# 50 gallon tank



## TRINHSTA (Mar 1, 2004)

is 50 gallon tak good ennuff for 50 gallon tank?


----------



## kouma (Sep 1, 2003)

hmm..using basic algebra x = x, so yes


----------



## ZMonte85 (Nov 23, 2003)

kouma said:


> hmm..using basic algebra x = x, so yes :rock:


 :bleh:


----------



## TRINHSTA (Mar 1, 2004)

oops i mean is a 50 gallon tank good enuff for 4 piranhas


----------



## kouma (Sep 1, 2003)

for three pygos, but four would be a little pushing it..but you could try is the footprint of the tanks is long and wide enough, i.e. 48x18


----------



## erikcooper (Feb 18, 2004)

The main problem won;t be size for a long while, it will be filtration and water changes, you may have to do it mroe than once weekly...


----------



## thePACK (Jan 3, 2003)

moved to equipment


----------



## rbp 4 135 (Mar 2, 2004)

yeah you could put 3 rbp's but probably not 4 i also agree with the filtration issue piranhas are messy fish


----------



## TRINHSTA (Mar 1, 2004)

LOL my piranha poop a lot.
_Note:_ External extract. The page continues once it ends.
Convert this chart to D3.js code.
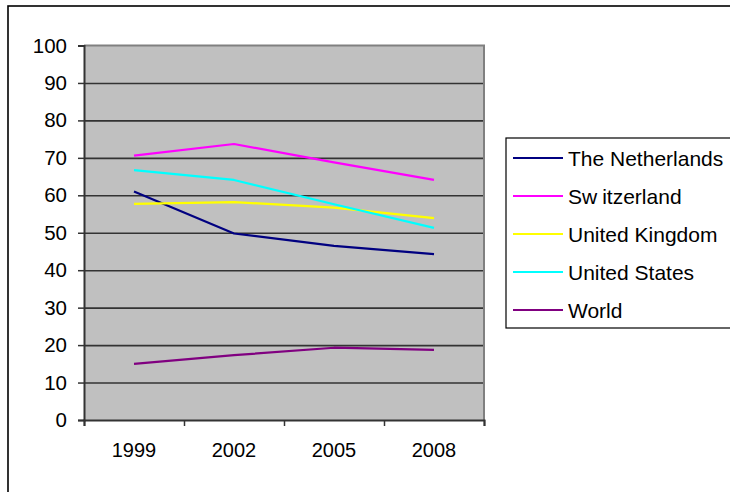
<!DOCTYPE html>
<html>
<head>
<meta charset="utf-8">
<script src="https://cdn.jsdelivr.net/npm/d3@7"></script>
<style>
  html, body { margin: 0; padding: 0; background: #fff; }
  svg { display: block; font-family: "Liberation Sans", Arial, sans-serif; }
</style>
</head>
<body>
<svg id="chart" width="730" height="492"></svg>
<script>
// Categories (x axis)
const years = ["1999", "2002", "2005", "2008"];

// Series values, one array per country
const netherlands = [61.0, 49.8, 46.5, 44.3];
const switzerland = [70.6, 73.7, 68.8, 64.1];
const unitedKingdom = [57.7, 58.2, 56.7, 53.9];
const unitedStates = [66.7, 64.1, 57.6, 51.3];
const world = [15.0, 17.3, 19.3, 18.7];

// Series names and colours
const seriesNames = ["The Netherlands", "Switzerland", "United Kingdom", "United States", "World"];
const seriesColors = ["#000080", "#FF00FF", "#FFFF00", "#00FFFF", "#800080"];
const seriesValues = [netherlands, switzerland, unitedKingdom, unitedStates, world];

// Y axis tick labels
const yTicks = [0, 10, 20, 30, 40, 50, 60, 70, 80, 90, 100];

const svg = d3.select("#chart");

// Plot area geometry
const plotLeft = 84, plotRight = 484, plotTop = 45.5, plotBottom = 420;

const x = d3.scaleBand().domain(years).range([plotLeft, plotRight]).padding(0);
const xEdges = d3.scaleLinear().domain([0, years.length]).range([plotLeft, plotRight]);
const y = d3.scaleLinear().domain([0, 100]).range([plotBottom, plotTop]);

// Outer chart frame (runs off the right and bottom edges)
svg.append("rect")
  .attr("x", 8).attr("y", 6)
  .attr("width", 740).attr("height", 500)
  .attr("fill", "#fff")
  .attr("stroke", "#000").attr("stroke-width", 1.6);

// Plot background
svg.append("rect")
  .attr("x", plotLeft).attr("y", plotTop)
  .attr("width", plotRight - plotLeft).attr("height", plotBottom - plotTop)
  .attr("fill", "#C0C0C0");

// Horizontal gridlines
const grid = svg.append("g")
  .attr("transform", `translate(${plotLeft},0)`)
  .call(d3.axisLeft(y).tickValues(yTicks.filter(d => d > 0 && d < 100))
    .tickSize(-(plotRight - plotLeft)).tickFormat(""));
grid.select(".domain").remove();
grid.selectAll(".tick line").attr("stroke", "#333").attr("stroke-width", 1.6);

// Plot area border (top and right in gray)
svg.append("path")
  .attr("d", `M${plotLeft},${plotTop}H${plotRight}V${plotBottom}`)
  .attr("fill", "none")
  .attr("stroke", "#808080").attr("stroke-width", 2);

// Y axis
const yAxis = svg.append("g")
  .attr("transform", `translate(${plotLeft},0)`)
  .call(d3.axisLeft(y).tickValues(yTicks).tickSize(6).tickPadding(11));
yAxis.select(".domain").attr("stroke", "#333").attr("stroke-width", 2);
yAxis.selectAll(".tick line").attr("stroke", "#333").attr("stroke-width", 1.5);
yAxis.selectAll(".tick text")
  .attr("font-size", 20.5).attr("fill", "#000")
  .attr("font-family", "'Liberation Sans', Arial, sans-serif");

// X axis: tick marks on category boundaries
const xTickAxis = svg.append("g")
  .attr("transform", `translate(0,${plotBottom})`)
  .call(d3.axisBottom(xEdges).tickValues(d3.range(years.length + 1)).tickSize(6).tickFormat(""));
xTickAxis.select(".domain").attr("stroke", "#333").attr("stroke-width", 2);
xTickAxis.selectAll(".tick line").attr("stroke", "#333").attr("stroke-width", 1.5);

// X axis: category labels
const xLabelAxis = svg.append("g")
  .attr("transform", `translate(0,${plotBottom})`)
  .call(d3.axisBottom(x).tickSize(0).tickPadding(23));
xLabelAxis.select(".domain").remove();
xLabelAxis.selectAll(".tick text")
  .attr("font-size", 20).attr("fill", "#000")
  .attr("font-family", "'Liberation Sans', Arial, sans-serif");

// Series lines
const line = d3.line()
  .x((d, i) => x(years[i]) + x.bandwidth() / 2)
  .y(d => y(d));

svg.append("g").selectAll("path")
  .data(seriesValues)
  .join("path")
  .attr("d", d => line(d))
  .attr("fill", "none")
  .attr("stroke", (d, i) => seriesColors[i])
  .attr("stroke-width", 2.2)
  .attr("stroke-linejoin", "round");

// Legend
const legend = svg.append("g");
legend.append("rect")
  .attr("x", 506).attr("y", 138)
  .attr("width", 240).attr("height", 190)
  .attr("fill", "#fff")
  .attr("stroke", "#000").attr("stroke-width", 1.2);

const legendRowY = d3.scaleLinear().domain([0, 1]).range([158, 196]);
const items = legend.selectAll("g.item")
  .data(seriesNames)
  .join("g")
  .attr("class", "item")
  .attr("transform", (d, i) => `translate(0,${legendRowY(i)})`);

items.append("line")
  .attr("x1", 513).attr("x2", 563)
  .attr("y1", 0).attr("y2", 0)
  .attr("stroke", (d, i) => seriesColors[i])
  .attr("stroke-width", 2.2);

items.append("text")
  .attr("x", 568).attr("y", 7.5)
  .attr("font-size", 21)
  .attr("fill", "#000")
  .each(function(d) {
    const t = d3.select(this);
    if (d === "Switzerland") {
      t.append("tspan").text("Sw");
      t.append("tspan").attr("dx", 5).text("itzerland");
    } else {
      t.text(d);
    }
  });
</script>
</body>
</html>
Its not just small poops its bIG!!! lol


----------



## jeepman784 (Jan 8, 2004)

i have 4 in a 55... they seem to be doing great so far... i have an emperor 400 filter (filters enough for up to 85 gallons) and i do weekly water changes of only like 10-20%


----------



## vlahos (Sep 7, 2003)

go with an emp or aquaclear for that tank. i wouldn't get more than three for it. that's risky also....a 55g is better for solitary piranhas like a spilo. that would be good in there for life


----------



## grumble (Feb 4, 2004)

vlahos said:


> go with an emp or aquaclear for that tank. i wouldn't get more than three for it. that's risky also....a 55g is better for solitary piranhas like a spilo. that would be good in there for life


----------